Por Daria Sito-Sucic
SARAJEVO (Reuters) - Maria Rosa Mayer Muños e seu marido Ludwig Gisch eram um casal argentino que vivia na capital eslovena desde 2017, cada um dirigindo uma empresa e levando uma vida tranquila em um pacato bairro com seus dois filhos.
Isso acabou se revelando uma fachada completa, exposta quando a polícia secreta invadiu sua casa em Liubliana no início de dezembro de 2022 e deteve a dupla, identificando-os como agentes adormecidos russos Artyom Dultsev e Anna Dultseva.
A Agência de Segurança e Inteligência da Eslovênia os encontrou com base em uma dica de uma agência de inteligência estrangeira, disse nesta sexta-feira Vojko Volk, secretário de Estado do gabinete do primeiro-ministro. Ele não especificou de qual país era a agência.
A dupla passou quase 20 meses detida.
Em um julgamento secreto organizado às pressas na quarta-feira, um tribunal esloveno condenou os Dultsevs a um ano e sete meses de prisão após eles se declararem culpados de acusações de espionagem e uso de identidades falsas.
A dupla já havia cumprido a pena e, portanto, seria deportada e proibida de entrar na Eslovênia por cinco anos, informou o tribunal distrital de Ljubljana em seu site. O tribunal não informou quando os dois russos seriam deportados.
No dia seguinte, tudo ficou claro.
Na quinta-feira, os Dultsevs e seus filhos foram levados de avião para Moscou como parte da maior troca de prisioneiros ocidentais e russos desde a Guerra Fria.

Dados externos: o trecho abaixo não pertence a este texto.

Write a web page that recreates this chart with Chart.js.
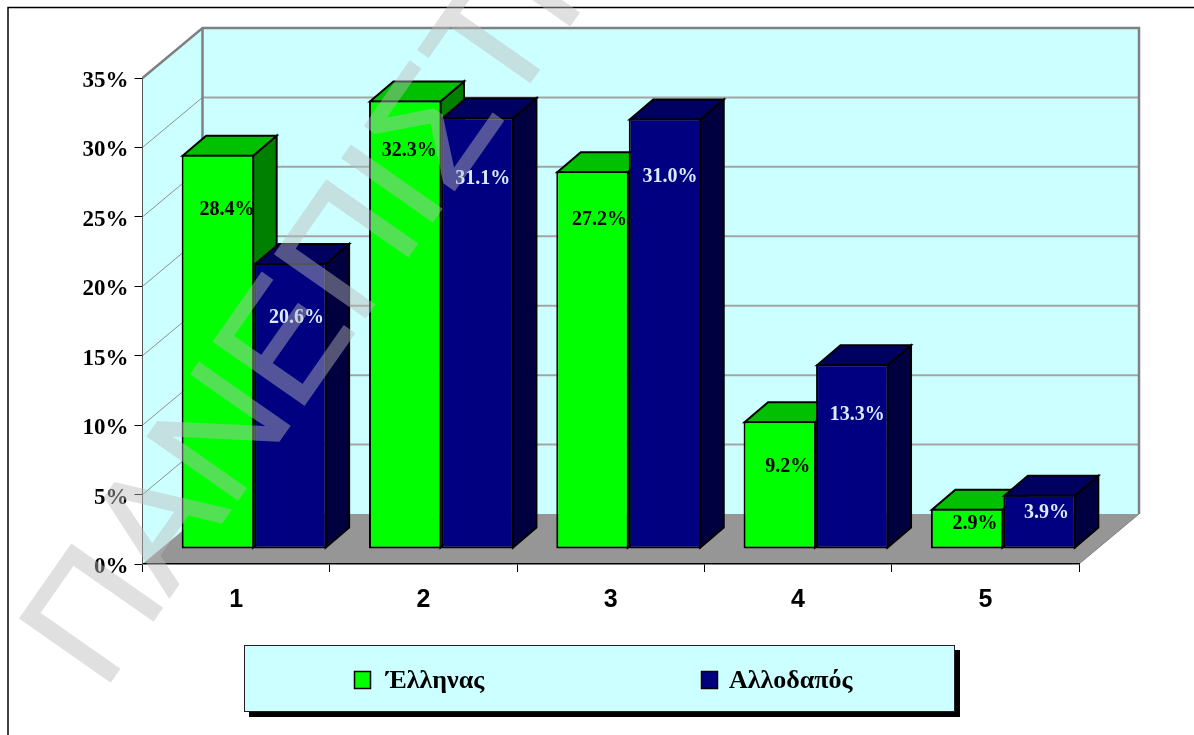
<!DOCTYPE html>
<html>
<head>
<meta charset="utf-8">
<style>html,body{margin:0;padding:0;background:#fff}canvas{display:block}</style>
<script src="https://cdn.jsdelivr.net/npm/chart.js@4/dist/chart.umd.min.js"></script>
</head>
<body>
<canvas id="c" width="1194" height="735"></canvas>
<script>
const categories = ['1', '2', '3', '4', '5'];
const seriesNames = ['Έλληνας', 'Αλλοδαπός'];
const greekValues = [28.4, 32.3, 27.2, 9.2, 2.9];
const foreignValues = [20.6, 31.1, 31.0, 13.3, 3.9];
const watermarkText = 'ΠΑΝΕΠΙΣΤΗΜΙΟ';

// 3D box styling
const WALL = '#CCFFFF', FLOOR = '#969696';
const WALL_DX = 60, WALL_DY = -50;      // depth of the plot box
const BAR_DX = 18, BAR_DY = -15;        // bars stand inside the box
const BOX_DX = 23.5, BOX_DY = -20;      // depth of each bar
const faces = [
  {front: '#00FF00', top: '#00C000', side: '#008000', label: '#000000'},
  {front: '#000080', top: '#000060', side: '#000040', label: '#D8ECFF'}
];
// hand-placed label nudges, relative to bar front face centre / top
const labelNudge = [
  [[9, 55], [4, 50], [7, 49], [8, 46], [8, 15]],
  [[6, 55], [5, 62], [5, 58], [5, 51], [7, 18]]
];

function poly(ctx, pts) {
  ctx.beginPath();
  pts.forEach((p, i) => i ? ctx.lineTo(p[0], p[1]) : ctx.moveTo(p[0], p[1]));
  ctx.closePath();
}

const boxPlugin = {
  id: 'box3d',
  beforeDraw(chart) {
    const ctx = chart.ctx, a = chart.chartArea, y = chart.scales.y;
    const L = a.left, R = a.right, T = a.top, B = a.bottom;
    ctx.save();
    // outer frame
    ctx.strokeStyle = '#000'; ctx.lineWidth = 1.5;
    ctx.beginPath(); ctx.moveTo(8, 735); ctx.lineTo(8, 7.5); ctx.lineTo(1194, 7.5); ctx.stroke();
    // walls
    ctx.fillStyle = WALL;
    poly(ctx, [[L, T], [L + WALL_DX, T + WALL_DY], [R + WALL_DX, T + WALL_DY], [R + WALL_DX, B + WALL_DY], [L + WALL_DX, B + WALL_DY], [L, B]]);
    ctx.fill();
    ctx.fillStyle = FLOOR;
    poly(ctx, [[L, B], [L + WALL_DX, B + WALL_DY], [R + WALL_DX, B + WALL_DY], [R, B]]);
    ctx.fill();
    // grid lines
    y.ticks.forEach(t => {
      const py = y.getPixelForValue(t.value);
      if (t.value === 0 || t.value === y.max) return;
      ctx.strokeStyle = '#909090'; ctx.lineWidth = 1;
      ctx.beginPath(); ctx.moveTo(L, py); ctx.lineTo(L + WALL_DX, py + WALL_DY); ctx.stroke();
      ctx.strokeStyle = '#A4A4A4'; ctx.lineWidth = 2;
      ctx.beginPath(); ctx.moveTo(L + WALL_DX, py + WALL_DY); ctx.lineTo(R + WALL_DX, py + WALL_DY); ctx.stroke();
    });
    // box edges
    ctx.strokeStyle = '#808080'; ctx.lineWidth = 2.5;
    ctx.beginPath();
    ctx.moveTo(L, T); ctx.lineTo(L + WALL_DX, T + WALL_DY); ctx.lineTo(R + WALL_DX, T + WALL_DY); ctx.lineTo(R + WALL_DX, B + WALL_DY);
    ctx.moveTo(L + WALL_DX, T + WALL_DY); ctx.lineTo(L + WALL_DX, B + WALL_DY);
    ctx.stroke();
    ctx.lineWidth = 1;
    ctx.beginPath(); ctx.moveTo(R + WALL_DX, B + WALL_DY); ctx.lineTo(R, B); ctx.stroke();
    ctx.restore();
  },
  beforeDatasetDraw() { return false; },
  afterDatasetsDraw(chart) {
    const ctx = chart.ctx;
    ctx.save();
    ctx.lineJoin = 'miter'; ctx.strokeStyle = '#000'; ctx.lineWidth = 2;
    chart.data.datasets.forEach((ds, di) => {
      const f = faces[di];
      chart.getDatasetMeta(di).data.forEach(bar => {
        const l = bar.x - bar.width / 2 + BAR_DX, r = bar.x + bar.width / 2 + BAR_DX;
        const t = bar.y + BAR_DY, b = bar.base + BAR_DY;
        ctx.fillStyle = f.side;
        poly(ctx, [[r - 1, t + 1], [r - 1 + BOX_DX, t + 1 + BOX_DY], [r - 1 + BOX_DX, b - 1 + BOX_DY], [r - 1, b - 1]]);
        ctx.fill(); ctx.stroke();
        ctx.fillStyle = f.top;
        poly(ctx, [[l + 1, t + 1], [l + 1 + BOX_DX, t + 1 + BOX_DY], [r - 1 + BOX_DX, t + 1 + BOX_DY], [r - 1, t + 1]]);
        ctx.fill(); ctx.stroke();
        ctx.save();
        ctx.translate(BAR_DX, BAR_DY);
        bar.draw(ctx);
        ctx.restore();
      });
    });
    // value labels
    ctx.font = 'bold 20px "Liberation Serif"';
    ctx.textAlign = 'center'; ctx.textBaseline = 'middle';
    chart.data.datasets.forEach((ds, di) => {
      ctx.fillStyle = faces[di].label;
      chart.getDatasetMeta(di).data.forEach((bar, i) => {
        const n = labelNudge[di][i];
        ctx.fillText(ds.data[i].toFixed(1) + '%', bar.x + BAR_DX + n[0], bar.y + BAR_DY + n[1]);
      });
    });
    ctx.restore();
  },
  afterDraw(chart) {
    const ctx = chart.ctx;
    ctx.save();
    // legend
    ctx.fillStyle = '#000'; ctx.fillRect(249, 650, 711, 67);
    ctx.fillStyle = WALL; ctx.fillRect(244, 645, 711, 67);
    ctx.strokeStyle = '#222'; ctx.lineWidth = 1; ctx.strokeRect(244.5, 645.5, 710, 66);
    const swatchX = [354.5, 701.5], textX = [386, 729];
    ctx.font = 'bold 26px "Liberation Serif"';
    ctx.textAlign = 'left'; ctx.textBaseline = 'middle';
    chart.data.datasets.forEach((ds, di) => {
      ctx.fillStyle = faces[di].front; ctx.strokeStyle = '#000'; ctx.lineWidth = 1.5;
      ctx.fillRect(swatchX[di], 671.5, 16, 17); ctx.strokeRect(swatchX[di], 671.5, 16, 17);
      ctx.fillStyle = '#000';
      ctx.fillText(ds.label, textX[di], 681);
    });
    // watermark, a single translucent layer on top of everything
    const off = document.createElement('canvas');
    off.width = chart.width; off.height = chart.height;
    const o = off.getContext('2d');
    o.translate(103, 692); o.rotate(-55 * Math.PI / 180);
    o.font = '160px "Liberation Sans"';
    o.fillStyle = o.strokeStyle = 'rgb(187,187,187)';
    o.lineWidth = 2; o.lineJoin = 'miter'; o.miterLimit = 4;
    o.textBaseline = 'alphabetic';
    o.fillText(watermarkText, 0, 0);
    o.strokeText(watermarkText, 0, 0);
    ctx.globalAlpha = 0.45;
    ctx.drawImage(off, 0, 0);
    ctx.restore();
  }
};

new Chart(document.getElementById('c'), {
  type: 'bar',
  data: {
    labels: categories,
    datasets: [
      {label: seriesNames[0], data: greekValues, backgroundColor: faces[0].front, borderColor: '#000', borderWidth: 2, borderSkipped: false},
      {label: seriesNames[1], data: foreignValues, backgroundColor: faces[1].front, borderColor: '#000', borderWidth: 2, borderSkipped: false}
    ]
  },
  plugins: [boxPlugin],
  options: {
    responsive: false,
    animation: false,
    layout: {padding: {left: 0, right: 115, top: 78, bottom: 0}},
    barPercentage: 1,
    categoryPercentage: 0.774,
    plugins: {legend: {display: false}, tooltip: {enabled: false}, title: {display: false}},
    scales: {
      x: {
        afterFit(s) { s.height = 171; },
        grid: {drawOnChartArea: false, drawTicks: true, tickLength: 8, color: '#000', lineWidth: 1},
        border: {display: true, color: '#000', width: 1.5},
        ticks: {color: '#000', padding: 13, maxRotation: 0, font: {family: '"Liberation Sans"', size: 25, weight: 'bold'}}
      },
      y: {
        min: 0, max: 35,
        afterFit(s) {
          s.width = 142.5;
          if (!s._shifted) {
            const orig = s._computeLabelItems.bind(s);
            s._computeLabelItems = ca => orig(ca).map(i => ({...i, textOffset: i.textOffset + 3}));
            s._shifted = true;
          }
        },
        grid: {drawOnChartArea: false, drawTicks: true, tickLength: 8, color: '#000', lineWidth: 1},
        border: {display: true, color: '#555', width: 1},
        ticks: {stepSize: 5, color: '#000', padding: 6, callback: v => v + '%', font: {family: '"Liberation Serif"', size: 23, weight: 'bold'}}
      }
    }
  }
});
</script>
</body>
</html>
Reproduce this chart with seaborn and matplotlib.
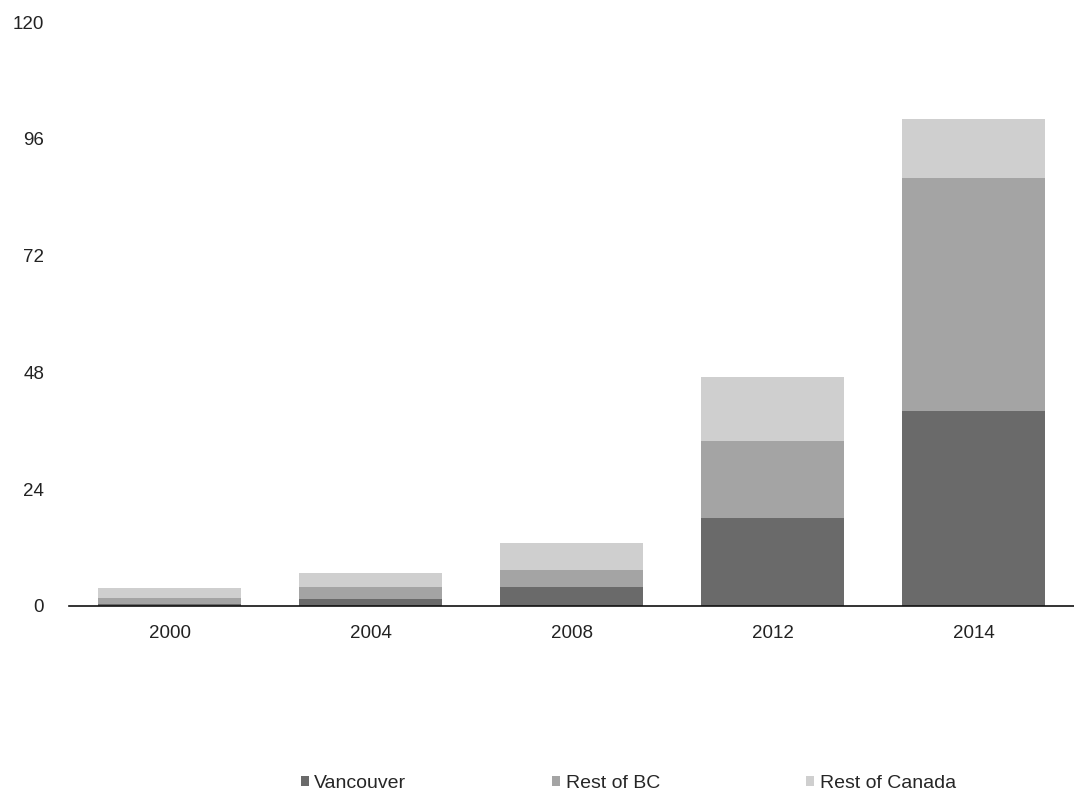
import matplotlib
matplotlib.use("Agg")
import matplotlib.pyplot as plt
import seaborn as sns
import pandas as pd
import numpy as np
from matplotlib.patches import Patch

# Stacked totals by region
years = ["2000", "2004", "2008", "2012", "2014"]
vancouver = [0.5, 1.5, 4.0, 18.0, 40.0]
rest_of_bc = [1.2, 2.5, 3.5, 16.0, 48.0]
rest_of_canada = [2.0, 2.8, 5.5, 13.0, 12.0]
series_names = ["Vancouver", "Rest of BC", "Rest of Canada"]
series_colors = ["#6a6a6a", "#a4a4a4", "#cfcfcf"]
y_ticks = [0, 24, 48, 72, 96, 120]

sns.set_theme(style="white")
plt.rcParams["font.family"] = ["Liberation Sans", "DejaVu Sans"]

fig = plt.figure(figsize=(10.74, 8.0), dpi=100)
ax = fig.add_axes([69 / 1074, 194 / 800, 1005 / 1074, 584 / 800])

df = pd.DataFrame({"year": years, "Vancouver": vancouver,
                   "Rest of BC": rest_of_bc, "Rest of Canada": rest_of_canada})

bottom = np.zeros(len(years))
for name, color in zip(series_names, series_colors):
    sns.barplot(data=df, x="year", y=name, color=color, width=0.71,
                bottom=bottom, ax=ax, saturation=1, edgecolor="none")
    bottom = bottom + df[name].to_numpy()

ax.set_xlim(-0.5, 4.5)
ax.set_ylim(0, 120)
ax.set_yticks(y_ticks)
ax.set_yticklabels([str(t) for t in y_ticks])
ax.set_xlabel("")
ax.set_ylabel("")
ax.tick_params(axis="both", length=0, labelsize=13.5, colors="#222222")
ax.tick_params(axis="y", pad=18)
ax.tick_params(axis="x", pad=14)
for side in ["top", "right", "left"]:
    ax.spines[side].set_visible(False)
ax.spines["bottom"].set_color("#111111")
ax.spines["bottom"].set_linewidth(1.2)

handles = [Patch(facecolor=c, edgecolor="none") for c in series_colors]
fig.legend(handles, series_names, loc="center", bbox_to_anchor=(0.585, 0.021),
           ncol=3, frameon=False, fontsize=14, handlelength=0.4,
           handleheight=0.4, handletextpad=0.3, columnspacing=7.5)

fig.savefig("out.png", dpi=100, facecolor="white")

Eles foram recebidos pelo presidente Vladimir Putin, que abraçou calorosamente Dultseva e a presenteou com flores.
O primeiro-ministro esloveno Robert Golob estava orgulhoso de seu país de cerca de 2 milhões de habitantes ter participado da troca, dizendo em uma coletiva de imprensa em Ljubljana na sexta-feira:
"A Eslovênia prosperou em tempos históricos. Com isso, a Eslovênia provou mais uma vez que o poder que temos no cenário internacional é significativamente maior do que o nosso tamanho."
A confiança entre os líderes é crucial em situações tão secretas, disse Golob, acrescentando que o presidente dos EUA, Joseph Biden, ligou na quinta-feira para agradecer pessoalmente a ele e à nação eslovena "por essa contribuição fundamental para salvar vidas inocentes das prisões russas".
PRIMEIRAS CONVERSAS SECRETAS COM A RÚSSIA
Volk disse que as conversas sobre a possibilidade de os espiões integrarem um intercâmbio começaram logo após a prisão deles.
"Durante um ano, as conversas sobre isso foram mantidas com o lado russo em total sigilo", disse ele a jornalistas.
Conversas sobre a troca de prisioneiros, nas quais a Alemanha também seria incluída, também foram mantidas com a vice-presidente dos EUA, Kamala Harris, nos bastidores da Conferência de Segurança de Munique, em fevereiro, disse Volk.
Os Dultsevs têm uma menina e um menino de 11 e 8 anos, segundo a mídia eslovena.
Os pais levaram sua vida dupla de forma tão completa que as crianças souberam que eram russas somente após a decolagem do voo, não falavam russo e não sabiam quem era Putin, disse o Kremlin nesta sexta-feira.
"É assim que os 'ilegais' trabalham. Eles fazem tais sacrifícios por dedicação ao seu trabalho", disse o porta-voz do Kremlin, Dmitry Peskov, a jornalistas.
As crianças foram colocadas em um orfanato após a detenção de seus pais, mas continuaram a frequentar uma escola internacional em Ljubljana, de acordo com relatos da mídia eslovena.
A Agência de Segurança e Inteligência da Eslovênia descreveu em documentos como os chamados "ilegais" são na verdade espiões que primeiro treinam por anos em sua terra natal, depois deixam a Rússia e abandonam o contato com familiares para que nada os conecte à Rússia.